Dictionary of National Biography, 1885-1900/Smith, John (1790-1824)
SMITH, JOHN (1790–1824), missionary, son of a soldier killed in battle in Egypt, was born on 27 June 1790 at Rothwell, near Kettering in Northamptonshire. All his education he derived from occasional attendance at a Sunday school. At the age of fourteen he entered the service of a biscuit-maker in London named Blunden. His master dying in 1806, Davies, his successor, took him as an apprentice, and assisted him to improve his education. Under the influence of the Rev. John Stevens he became earnest in matters of religion and zealous for study. He was accepted by the London Missionary Society, and in December 1816 was ordained as successor to John Wray at Le Resouvenir, near Demerara or Georgetown, in British Guiana. He arrived at Demerara on 23 Feb. 1817, and in his first interview with the governor, Major-general John Murray, the latter threatened that if he taught any negro-slave to read he should be banished. Notwithstanding the undisguised hostility of the white population, he laboured among the negroes with considerable success. In August 1823 his health broke down, and he was recommended by his doctor to leave the colony. On 18 Aug., however, a rising of the negroes took place, and three days later Smith was arrested for refusing to take up arms against the negroes. He was tried by court-martial on the charge of having promoted discontent among them. On the worthless evidence of terrorised slaves he was found guilty, and sentenced to be hanged. His execution was postponed until the pleasure of the home government should be known. But he was confined in the meantime in an unhealthy dungeon, and died there on 24 Feb. 1824. His wife Jane, whom he married about the time of his ordination, died in 1828 at Rye in Sussex. They had no children.
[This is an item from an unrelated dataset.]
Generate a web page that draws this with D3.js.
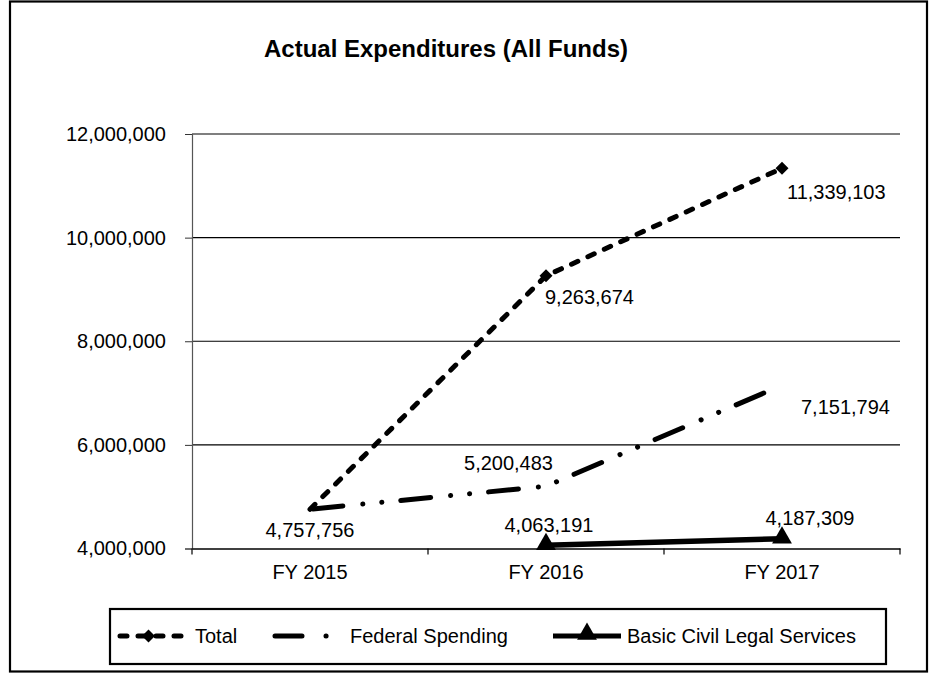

When the news of Smith's imprisonment reached England, popular interest was aroused. The publication of the documents connected with the case by the London Missionary Society intensified the excitement, and upwards of two hundred petitions on his behalf were presented to parliament in eleven days. On 1 June 1825 his trial was debated in the House of Commons. Lord Brougham brought forward a motion condemning the action of the Demerara government, and asserted that ‘in Smith's trial there had been more violation of justice, in form as well as in substance, than in any other inquiry in modern times that could be called a judicial proceeding.’ After an adjournment, however, the motion, which was opposed by government, was negatived by 193 to 146.
[Wallbridge's Memoirs of the Rev. John Smith; Gent. Mag. 1824, ii. 281; Speeches delivered in the House of Commons regarding the proceedings at Demerara, Edinburgh, 1824; Minutes of Evidence on the Trial of John Smith, London, 1824; Statement of the Proceedings of the Directors of the London Missionary Society in the case of Rev. John Smith; Missionary Chronicle, March 1824; The London Missionary Society's Report of the Proceedings against John Smith, London, 1824; The Missionary Smith, London, 1824; New Times, 11 April 1824; C. Buxton's Memoirs of Sir Thomas Fowell Buxton, pp. 138–40; Edinburgh Review, xl. 244; Eclectic Review, 1848, ii. 728; Blackwood's Mag. June 1824.]